Freeze-Thaw and Starch Gels
February 17/Bangkok, Thailand/Chemical & Chemistry -- According to a study from Bangkok, Thailand, "Frozen food products are gaining acceptance in Thai food industry, and frozen bualoy dessert is a good opportunity for marketing in domestic and for exports. One important factor affecting quality of frozen starchy foods is retrogradation of starch gels."

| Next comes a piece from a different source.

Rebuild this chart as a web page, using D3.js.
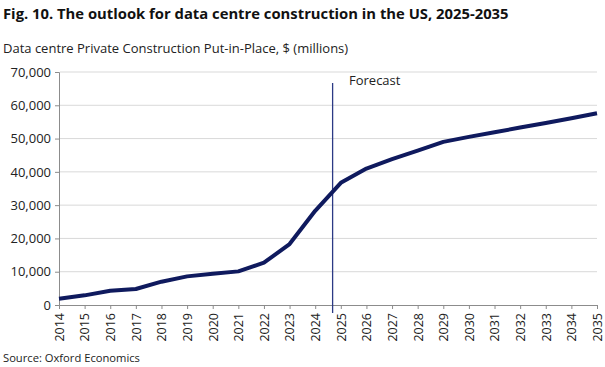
<!DOCTYPE html>
<html><head><meta charset="utf-8">
<script src="https://cdn.jsdelivr.net/npm/d3@7"></script>
<style>body{margin:0;background:#fff}svg{display:block}text{font-family:"Open Sans","Noto Sans",sans-serif}</style>
</head><body><svg id="c" width="605" height="367"></svg>
<script>
const years = [2014,2015,2016,2017,2018,2019,2020,2021,2022,2023,2024,2025,2026,2027,2028,2029,2030,2031,2032,2033,2034,2035];
const values = [1900,2900,4300,4800,7000,8600,9400,10100,12700,18300,28300,36700,41000,43800,46400,49000,50500,51900,53300,54700,56100,57600];
const yTicks = [0,10000,20000,30000,40000,50000,60000,70000];
const forecastAt = 2024.68;
const title = "Fig. 10. The outlook for data centre construction in the US, 2025-2035";
const subtitle = "Data centre Private Construction Put-in-Place, $ (millions)";
const source = "Source: Oxford Economics";

const svg = d3.select("#c");
const x = d3.scaleLinear().domain([2014,2035]).range([59,597]);
const y = d3.scaleLinear().domain([0,70000]).range([305,72]);

svg.append("text").attr("x",3).attr("y",19).attr("font-size",14.8).attr("font-weight","bold").attr("fill","#111").text(title);
svg.append("text").attr("x",3).attr("y",53).attr("font-size",13).attr("fill","#222").text(subtitle);

// gridlines
svg.append("g").selectAll("line").data(yTicks.filter(d=>d>0)).join("line")
  .attr("x1",60).attr("x2",597).attr("y1",d=>y(d)).attr("y2",d=>y(d))
  .attr("stroke","#d9d9d9").attr("stroke-width",1);

// y axis
const ya = svg.append("g").attr("transform","translate(59,0)")
  .call(d3.axisLeft(y).tickValues(yTicks).tickSize(4).tickPadding(4).tickFormat(d3.format(",")));
ya.select(".domain").attr("stroke","#8c8c8c");
ya.selectAll(".tick line").attr("stroke","#8c8c8c");
ya.selectAll("text").attr("font-size",13).attr("fill","#222").style("font-family",'"Open Sans","Noto Sans",sans-serif');

// x axis
const xa = svg.append("g").attr("transform","translate(0,305)")
  .call(d3.axisBottom(x).tickValues(years).tickSize(4).tickFormat(d3.format("d")));
xa.select(".domain").attr("stroke","#8c8c8c");
xa.selectAll(".tick line").attr("stroke","#8c8c8c");
xa.selectAll("text").attr("font-size",12.5).attr("fill","#222")
  .style("font-family",'"Open Sans","Noto Sans",sans-serif')
  .attr("transform","rotate(-90)").attr("text-anchor","end").attr("x",-8).attr("y",0).attr("dy","0.35em");

// forecast line
svg.append("line").attr("x1",x(forecastAt)).attr("x2",x(forecastAt)).attr("y1",83).attr("y2",313)
  .attr("stroke","#2c3a85").attr("stroke-width",1.3);
svg.append("text").attr("x",349).attr("y",85).attr("font-size",13).attr("fill","#222").text("Forecast");

// line
svg.append("path").datum(years.map((yr,i)=>[yr,values[i]]))
  .attr("fill","none").attr("stroke","#0f1a5e").attr("stroke-width",4).attr("stroke-linejoin","round")
  .attr("d",d3.line().x(d=>x(d[0])).y(d=>y(d[1])));

svg.append("text").attr("x",3).attr("y",362).attr("font-size",11.2).attr("fill","#222").text(source);
</script></body></html>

"Thus freeze-thaw stability of a frozen bualoy made from total waxy rice flour was studied and compared among the samples modified by 20 and 30% cross-linked tapioca starch (CTS) derivatized with phosphorylation and 0.25% propylene glycol alginate (PGA). The waxy rice flour was pregelatinized by adding boiled water before shaping as a ball, then boiled and mixed with coconut syrup. All samples were subjected to five freeze-thaw cycles over 60 days in a conventional freezer (-18 degrees C). Texture analysis firmness and stickiness of the nonfrozen gels substituted with 20% CTS (382 +/- 43, 20.5 +/- 7.1 g.f) and 30% CTS (493 +/- 37, 31.1 +/- 7.0 g.f) were significantly different as compared with the control (329 +/- 22, 14.8 +/- 3.1 g.f). Similar results were observed for the samples continuously frozen for 60 days. The effects of freeze-thaw stability to the frozen gels of the control, CTS and PGA substituted samples appeared after two cycles and exhibited a large increase in firmness and stickiness at the fourth cycle. The firmness values obtained from the control and the samples substituted with 20% and 30% CTS were 2,397 +/- 197, 2,182 +/- 203, and 2,104 +/- 200 g.f, respectively. This evidence was also observed with the samples containing PGA, but the effect was slightly less. This might account for the recrystallization of amylopectin molecules induced by freeze-thawings. With DSC, the waxy rice gels showed a significant increase in the melting enthalpy (2.39 +/- 0.23 J/g) at the fifth cycle from the nonfrozen gels (0.11 +/- 0.02 J/g)," wrote N. Vatanasuchart and colleagues, Kasetsart University.
The researchers concluded, "The sensory tests of the bualoys were correlated with textural qualities that were acceptable to the panelists when the freeze-thawing went no further than the second cycle."
Vatanasuchart and colleagues published their study in Cereal Chemistry ("Freeze-Thaw Stability of Bualoy Thai Dessert Using Waxy Rice Flour." Cereal Chemistry, 2010;87(1):73-78).